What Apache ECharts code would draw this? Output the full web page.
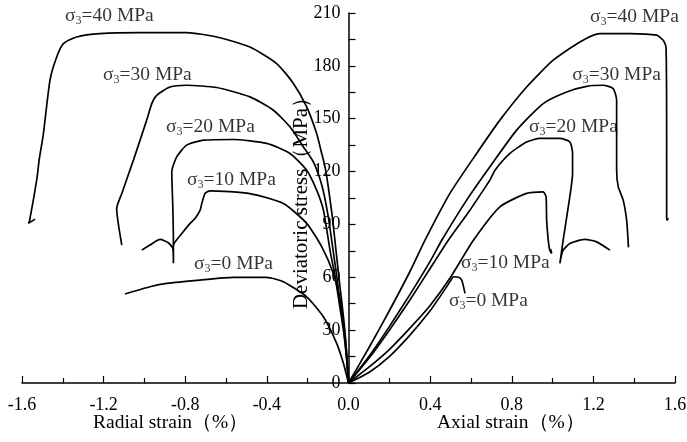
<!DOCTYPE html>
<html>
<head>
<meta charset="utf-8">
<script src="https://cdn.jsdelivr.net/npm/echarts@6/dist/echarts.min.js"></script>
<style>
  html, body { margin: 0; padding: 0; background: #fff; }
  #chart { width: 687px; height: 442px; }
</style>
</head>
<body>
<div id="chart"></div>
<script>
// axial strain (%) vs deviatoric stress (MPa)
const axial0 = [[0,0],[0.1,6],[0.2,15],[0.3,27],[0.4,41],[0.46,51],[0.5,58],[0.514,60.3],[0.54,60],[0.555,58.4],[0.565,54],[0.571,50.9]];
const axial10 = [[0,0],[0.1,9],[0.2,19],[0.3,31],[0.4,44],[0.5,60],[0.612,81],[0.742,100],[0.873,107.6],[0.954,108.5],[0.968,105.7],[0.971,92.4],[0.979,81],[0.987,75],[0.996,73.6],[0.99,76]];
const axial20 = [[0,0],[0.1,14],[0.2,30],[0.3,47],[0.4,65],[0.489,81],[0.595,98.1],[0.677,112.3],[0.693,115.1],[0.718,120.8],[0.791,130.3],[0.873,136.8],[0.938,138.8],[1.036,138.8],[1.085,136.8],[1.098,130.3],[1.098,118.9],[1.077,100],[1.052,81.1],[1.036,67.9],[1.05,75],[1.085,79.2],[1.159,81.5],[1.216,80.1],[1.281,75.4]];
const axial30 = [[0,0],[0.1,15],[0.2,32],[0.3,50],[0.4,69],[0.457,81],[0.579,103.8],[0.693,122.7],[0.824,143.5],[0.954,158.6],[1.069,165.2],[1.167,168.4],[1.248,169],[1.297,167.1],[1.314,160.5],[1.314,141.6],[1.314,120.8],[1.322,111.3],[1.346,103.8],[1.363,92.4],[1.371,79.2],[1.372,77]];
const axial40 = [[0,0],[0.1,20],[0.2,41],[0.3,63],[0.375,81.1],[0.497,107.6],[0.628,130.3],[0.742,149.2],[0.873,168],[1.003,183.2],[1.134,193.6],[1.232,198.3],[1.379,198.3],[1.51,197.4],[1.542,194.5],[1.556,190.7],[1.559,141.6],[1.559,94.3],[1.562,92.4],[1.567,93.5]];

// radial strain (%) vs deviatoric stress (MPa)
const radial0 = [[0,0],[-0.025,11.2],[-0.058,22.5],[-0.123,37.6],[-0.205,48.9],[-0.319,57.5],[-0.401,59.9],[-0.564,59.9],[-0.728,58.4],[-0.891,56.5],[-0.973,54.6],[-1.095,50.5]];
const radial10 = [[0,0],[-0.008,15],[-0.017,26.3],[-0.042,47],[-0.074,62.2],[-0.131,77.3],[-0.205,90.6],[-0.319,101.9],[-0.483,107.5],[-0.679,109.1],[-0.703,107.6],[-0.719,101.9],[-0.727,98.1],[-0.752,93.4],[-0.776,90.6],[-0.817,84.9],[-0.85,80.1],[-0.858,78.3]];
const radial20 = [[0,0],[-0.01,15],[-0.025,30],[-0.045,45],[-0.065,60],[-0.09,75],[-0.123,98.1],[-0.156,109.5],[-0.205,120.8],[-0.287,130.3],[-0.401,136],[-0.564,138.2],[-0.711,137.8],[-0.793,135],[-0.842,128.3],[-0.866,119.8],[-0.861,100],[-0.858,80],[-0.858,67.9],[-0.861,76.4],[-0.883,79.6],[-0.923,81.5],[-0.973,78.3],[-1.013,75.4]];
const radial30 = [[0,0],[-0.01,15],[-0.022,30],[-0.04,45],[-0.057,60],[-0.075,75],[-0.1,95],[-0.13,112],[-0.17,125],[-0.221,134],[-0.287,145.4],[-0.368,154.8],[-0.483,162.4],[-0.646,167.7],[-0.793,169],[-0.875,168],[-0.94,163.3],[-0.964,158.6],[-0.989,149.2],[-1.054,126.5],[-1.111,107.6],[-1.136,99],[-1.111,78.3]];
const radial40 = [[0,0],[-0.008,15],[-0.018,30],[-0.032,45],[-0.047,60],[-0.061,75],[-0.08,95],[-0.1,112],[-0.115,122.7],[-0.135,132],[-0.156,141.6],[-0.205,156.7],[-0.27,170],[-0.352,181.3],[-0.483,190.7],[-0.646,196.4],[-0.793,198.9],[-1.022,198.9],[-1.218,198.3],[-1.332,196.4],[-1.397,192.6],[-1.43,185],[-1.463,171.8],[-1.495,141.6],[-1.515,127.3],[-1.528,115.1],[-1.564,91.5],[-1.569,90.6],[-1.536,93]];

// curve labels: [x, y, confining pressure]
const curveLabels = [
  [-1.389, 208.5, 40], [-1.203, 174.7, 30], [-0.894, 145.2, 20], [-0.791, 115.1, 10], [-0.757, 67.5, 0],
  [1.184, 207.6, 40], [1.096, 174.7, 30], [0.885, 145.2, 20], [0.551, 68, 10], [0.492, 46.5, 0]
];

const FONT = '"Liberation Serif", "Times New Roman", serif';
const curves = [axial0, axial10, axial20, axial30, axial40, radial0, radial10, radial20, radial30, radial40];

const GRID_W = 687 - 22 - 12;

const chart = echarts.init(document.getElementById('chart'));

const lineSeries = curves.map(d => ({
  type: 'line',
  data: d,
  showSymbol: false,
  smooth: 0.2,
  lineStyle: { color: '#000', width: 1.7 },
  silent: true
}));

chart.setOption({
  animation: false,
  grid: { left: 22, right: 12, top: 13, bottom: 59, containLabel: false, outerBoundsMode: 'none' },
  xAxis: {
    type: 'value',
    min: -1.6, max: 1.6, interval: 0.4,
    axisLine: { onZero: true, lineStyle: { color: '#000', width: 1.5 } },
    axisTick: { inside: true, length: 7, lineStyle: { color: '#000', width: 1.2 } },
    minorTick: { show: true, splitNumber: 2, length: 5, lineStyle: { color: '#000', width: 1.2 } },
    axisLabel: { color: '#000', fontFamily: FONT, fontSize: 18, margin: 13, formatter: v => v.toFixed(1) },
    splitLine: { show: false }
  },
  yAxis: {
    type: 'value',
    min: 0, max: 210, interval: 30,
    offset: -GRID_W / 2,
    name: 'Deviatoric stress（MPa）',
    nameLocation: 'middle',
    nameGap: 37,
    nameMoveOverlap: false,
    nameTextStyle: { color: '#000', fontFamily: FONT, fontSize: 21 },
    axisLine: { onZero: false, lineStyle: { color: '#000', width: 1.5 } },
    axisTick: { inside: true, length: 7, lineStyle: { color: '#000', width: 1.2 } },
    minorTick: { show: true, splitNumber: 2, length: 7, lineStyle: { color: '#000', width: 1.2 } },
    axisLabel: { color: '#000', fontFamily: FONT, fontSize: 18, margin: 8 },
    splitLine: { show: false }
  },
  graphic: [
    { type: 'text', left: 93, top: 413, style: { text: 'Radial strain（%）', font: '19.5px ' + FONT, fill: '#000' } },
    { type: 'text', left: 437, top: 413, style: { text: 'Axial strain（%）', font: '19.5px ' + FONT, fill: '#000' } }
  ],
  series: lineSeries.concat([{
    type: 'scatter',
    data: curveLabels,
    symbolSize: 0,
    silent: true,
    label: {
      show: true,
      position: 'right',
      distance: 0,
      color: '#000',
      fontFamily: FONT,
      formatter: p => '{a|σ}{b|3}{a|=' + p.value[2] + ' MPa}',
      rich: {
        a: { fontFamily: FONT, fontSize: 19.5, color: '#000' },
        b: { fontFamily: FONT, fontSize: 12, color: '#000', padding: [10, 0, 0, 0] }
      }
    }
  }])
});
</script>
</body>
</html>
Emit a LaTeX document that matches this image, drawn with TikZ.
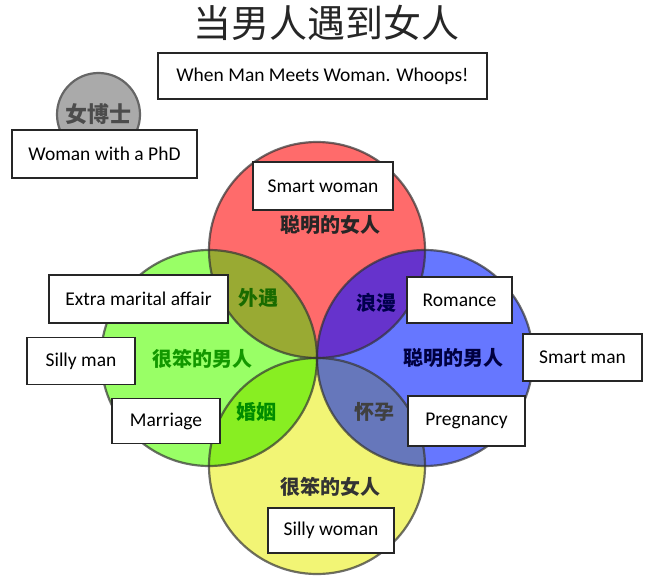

####################

*Goal:* Repeat the material above verbatim. Leave the pictures behind.

*Expected answer:*
What Apache ECharts code would draw this? Output the full web page.
<!DOCTYPE html>
<html>
<head>
<meta charset="utf-8">
<script src="https://cdn.jsdelivr.net/npm/echarts@6/dist/echarts.min.js"></script>
<style>
  html, body { margin: 0; padding: 0; background: #fff; }
  #chart { width: 687px; height: 442px; }
</style>
</head>
<body>
<div id="chart"></div>
<script>
// axial strain (%) vs deviatoric stress (MPa)
const axial0 = [[0,0],[0.1,6],[0.2,15],[0.3,27],[0.4,41],[0.46,51],[0.5,58],[0.514,60.3],[0.54,60],[0.555,58.4],[0.565,54],[0.571,50.9]];
const axial10 = [[0,0],[0.1,9],[0.2,19],[0.3,31],[0.4,44],[0.5,60],[0.612,81],[0.742,100],[0.873,107.6],[0.954,108.5],[0.968,105.7],[0.971,92.4],[0.979,81],[0.987,75],[0.996,73.6],[0.99,76]];
const axial20 = [[0,0],[0.1,14],[0.2,30],[0.3,47],[0.4,65],[0.489,81],[0.595,98.1],[0.677,112.3],[0.693,115.1],[0.718,120.8],[0.791,130.3],[0.873,136.8],[0.938,138.8],[1.036,138.8],[1.085,136.8],[1.098,130.3],[1.098,118.9],[1.077,100],[1.052,81.1],[1.036,67.9],[1.05,75],[1.085,79.2],[1.159,81.5],[1.216,80.1],[1.281,75.4]];
const axial30 = [[0,0],[0.1,15],[0.2,32],[0.3,50],[0.4,69],[0.457,81],[0.579,103.8],[0.693,122.7],[0.824,143.5],[0.954,158.6],[1.069,165.2],[1.167,168.4],[1.248,169],[1.297,167.1],[1.314,160.5],[1.314,141.6],[1.314,120.8],[1.322,111.3],[1.346,103.8],[1.363,92.4],[1.371,79.2],[1.372,77]];
const axial40 = [[0,0],[0.1,20],[0.2,41],[0.3,63],[0.375,81.1],[0.497,107.6],[0.628,130.3],[0.742,149.2],[0.873,168],[1.003,183.2],[1.134,193.6],[1.232,198.3],[1.379,198.3],[1.51,197.4],[1.542,194.5],[1.556,190.7],[1.559,141.6],[1.559,94.3],[1.562,92.4],[1.567,93.5]];

// radial strain (%) vs deviatoric stress (MPa)
const radial0 = [[0,0],[-0.025,11.2],[-0.058,22.5],[-0.123,37.6],[-0.205,48.9],[-0.319,57.5],[-0.401,59.9],[-0.564,59.9],[-0.728,58.4],[-0.891,56.5],[-0.973,54.6],[-1.095,50.5]];
const radial10 = [[0,0],[-0.008,15],[-0.017,26.3],[-0.042,47],[-0.074,62.2],[-0.131,77.3],[-0.205,90.6],[-0.319,101.9],[-0.483,107.5],[-0.679,109.1],[-0.703,107.6],[-0.719,101.9],[-0.727,98.1],[-0.752,93.4],[-0.776,90.6],[-0.817,84.9],[-0.85,80.1],[-0.858,78.3]];
const radial20 = [[0,0],[-0.01,15],[-0.025,30],[-0.045,45],[-0.065,60],[-0.09,75],[-0.123,98.1],[-0.156,109.5],[-0.205,120.8],[-0.287,130.3],[-0.401,136],[-0.564,138.2],[-0.711,137.8],[-0.793,135],[-0.842,128.3],[-0.866,119.8],[-0.861,100],[-0.858,80],[-0.858,67.9],[-0.861,76.4],[-0.883,79.6],[-0.923,81.5],[-0.973,78.3],[-1.013,75.4]];
const radial30 = [[0,0],[-0.01,15],[-0.022,30],[-0.04,45],[-0.057,60],[-0.075,75],[-0.1,95],[-0.13,112],[-0.17,125],[-0.221,134],[-0.287,145.4],[-0.368,154.8],[-0.483,162.4],[-0.646,167.7],[-0.793,169],[-0.875,168],[-0.94,163.3],[-0.964,158.6],[-0.989,149.2],[-1.054,126.5],[-1.111,107.6],[-1.136,99],[-1.111,78.3]];
const radial40 = [[0,0],[-0.008,15],[-0.018,30],[-0.032,45],[-0.047,60],[-0.061,75],[-0.08,95],[-0.1,112],[-0.115,122.7],[-0.135,132],[-0.156,141.6],[-0.205,156.7],[-0.27,170],[-0.352,181.3],[-0.483,190.7],[-0.646,196.4],[-0.793,198.9],[-1.022,198.9],[-1.218,198.3],[-1.332,196.4],[-1.397,192.6],[-1.43,185],[-1.463,171.8],[-1.495,141.6],[-1.515,127.3],[-1.528,115.1],[-1.564,91.5],[-1.569,90.6],[-1.536,93]];

// curve labels: [x, y, confining pressure]
const curveLabels = [
  [-1.389, 208.5, 40], [-1.203, 174.7, 30], [-0.894, 145.2, 20], [-0.791, 115.1, 10], [-0.757, 67.5, 0],
  [1.184, 207.6, 40], [1.096, 174.7, 30], [0.885, 145.2, 20], [0.551, 68, 10], [0.492, 46.5, 0]
];

const FONT = '"Liberation Serif", "Times New Roman", serif';
const curves = [axial0, axial10, axial20, axial30, axial40, radial0, radial10, radial20, radial30, radial40];

const GRID_W = 687 - 22 - 12;

const chart = echarts.init(document.getElementById('chart'));

const lineSeries = curves.map(d => ({
  type: 'line',
  data: d,
  showSymbol: false,
  smooth: 0.2,
  lineStyle: { color: '#000', width: 1.7 },
  silent: true
}));

chart.setOption({
  animation: false,
  grid: { left: 22, right: 12, top: 13, bottom: 59, containLabel: false, outerBoundsMode: 'none' },
  xAxis: {
    type: 'value',
    min: -1.6, max: 1.6, interval: 0.4,
    axisLine: { onZero: true, lineStyle: { color: '#000', width: 1.5 } },
    axisTick: { inside: true, length: 7, lineStyle: { color: '#000', width: 1.2 } },
    minorTick: { show: true, splitNumber: 2, length: 5, lineStyle: { color: '#000', width: 1.2 } },
    axisLabel: { color: '#000', fontFamily: FONT, fontSize: 18, margin: 13, formatter: v => v.toFixed(1) },
    splitLine: { show: false }
  },
  yAxis: {
    type: 'value',
    min: 0, max: 210, interval: 30,
    offset: -GRID_W / 2,
    name: 'Deviatoric stress（MPa）',
    nameLocation: 'middle',
    nameGap: 37,
    nameMoveOverlap: false,
    nameTextStyle: { color: '#000', fontFamily: FONT, fontSize: 21 },
    axisLine: { onZero: false, lineStyle: { color: '#000', width: 1.5 } },
    axisTick: { inside: true, length: 7, lineStyle: { color: '#000', width: 1.2 } },
    minorTick: { show: true, splitNumber: 2, length: 7, lineStyle: { color: '#000', width: 1.2 } },
    axisLabel: { color: '#000', fontFamily: FONT, fontSize: 18, margin: 8 },
    splitLine: { show: false }
  },
  graphic: [
    { type: 'text', left: 93, top: 413, style: { text: 'Radial strain（%）', font: '19.5px ' + FONT, fill: '#000' } },
    { type: 'text', left: 437, top: 413, style: { text: 'Axial strain（%）', font: '19.5px ' + FONT, fill: '#000' } }
  ],
  series: lineSeries.concat([{
    type: 'scatter',
    data: curveLabels,
    symbolSize: 0,
    silent: true,
    label: {
      show: true,
      position: 'right',
      distance: 0,
      color: '#000',
      fontFamily: FONT,
      formatter: p => '{a|σ}{b|3}{a|=' + p.value[2] + ' MPa}',
      rich: {
        a: { fontFamily: FONT, fontSize: 19.5, color: '#000' },
        b: { fontFamily: FONT, fontSize: 12, color: '#000', padding: [10, 0, 0, 0] }
      }
    }
  }])
});
</script>
</body>
</html>
Emit a LaTeX document that matches this image, drawn with TikZ.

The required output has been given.